Wednesday, August 09, 2006

Road Rage? Ah, the Joys of School Traffic

School is now back in session in my area of the country. What this means to me, as a working mother making three stops by the time I finally complete the great circle of this town and finally end up at work, is a case of road rage... at least according to some sources.

Apparently, if we drivers get angry and mutter or even think nasty thoughts about other drivers, we're guilty of an episode of road rage. Good Lord, if what I feel is road rage, then some other people out there are probably figuratively guilty of episodic road homicide.

I wake up each weekday morning, get three people ready, get all three into the car no later than 7:15, and then the great circus begins. First, I drive about a quarter mile from my house to my elder son's elementary school. All three of us get out of the car (since there is supposedly no supervision prior to 7:40 --although the school busses arrive at 7:20, so don't even get me started on that part...) and walk the Spawn to his on-site daycare. The younger and I then walk back to the car and I buckle him in again. This trip takes us all the way across campus both ways since the school board, in its infinite wisdom, moved the child care facility from the rooms designed for it (which were placed directly beside the school's driveway) to the cafeteria as said geniuses determined it was preferable to have adults traipsing all the way through campus to the cafeteria than to add another portable and keep non-certified adults on the periphery of same.

I then drive through the never-ending road widening project (projected completion date: this past March; actual completion date: when frozen pigs fly in hell), and cross one of our main drags to my younger son's daycare location. This takes me through no fewer than three school zones, no matter which route I attempt. After that drop-off, it's once again through another school zone, across the same main drag again, and I'm at work by 8:00, if I'm lucky, where I can finally get some peace and quiet. This drive, when school isn't in session? Takes thirty minutes max. And if you cut out the daycare stops it's under twenty.

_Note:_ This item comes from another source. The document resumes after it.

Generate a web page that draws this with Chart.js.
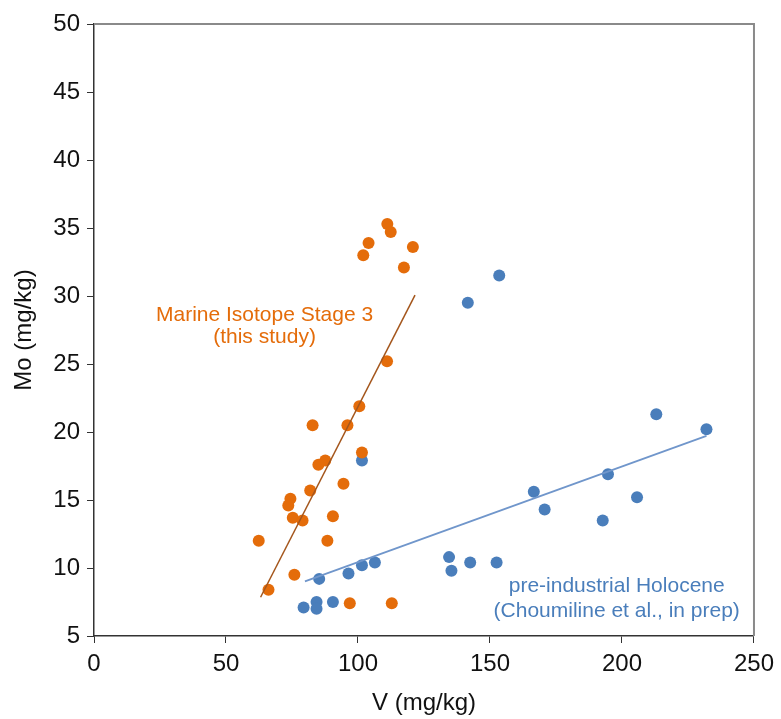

School zones, you may have noticed, figure heavily in my route, and they're the source of much of my annoyance. To all the overly-cautious drivers who opt to drive 5 mph rather than the posted 15 mph, it is simply unnecessary to go ten freaking miles under the bloody speed limit. There are no extra credit points for "super slow." The cop just beyond the school zone? Is not going to stop you and give you a "get out of points free" card. There is no gold star, there is nothing except the driver behind you muttering various things under her breath urging you to embrace the accelerator.

It's the vertical one on the right, in case there's any confusion.

On the flip side of the turtles, there are the idiots who break all traffic laws known to man in their efforts to beat every red light, dodge everyone who's maybe, perhaps, actually embracing the speed limit, and reach their destination no matter what the cost in life, limb, and curbing. These are the folks who embrace road homicide and likely induce it in others (not that I'd know about that). They dart in and out of lanes with machine gun-like rapidity and don't give a rat's asterisk whom they have to mow down to achieve their objective. And heavens forfend if they get behind vehicles in the slow lane that they cannot pass. Then they put on their intimidation suits and ride so close to the other cars' bumpers that the drivers can likely feel the fetid breath of the Reaper upon their necks.

It was one of this last type of drivers that drove me to more mental rather than oral mutterings... and ultimately to this post. On a day about a year and a half ago, one of these maniacs decided to dart out in front of me, which resulted in me saying (I thought inaudiably at the time), "Rat bastard." No sooner did those words reach the elephantine hearing of my younger son than I was treated to an endless chorus of, "Rat bastard," for the next five miles.

He rolled it around in his mouth.

He savored it.

He set it to song.

Oish.

Upon the completion of the operatic version of "Il Rattus Illegitimus," we arrived at his daycare. I humbled myself and let his teacher know of my unfortunate utterance, and I both cringed and laughed uproariously the rest of the way to work.

From that point on, each time I was tempted to let a colorful phrase fly, I remembered that episode. I also realized it could have been much worse, as "Rat bastard," is sadly pretty mild for my unfortunate vocabulary. I also got lucky that the Shortest Spawn forgot the joy in his opera once he saw his friends.

Really, it's much safer for me to blog about these things rather than risk actual speech.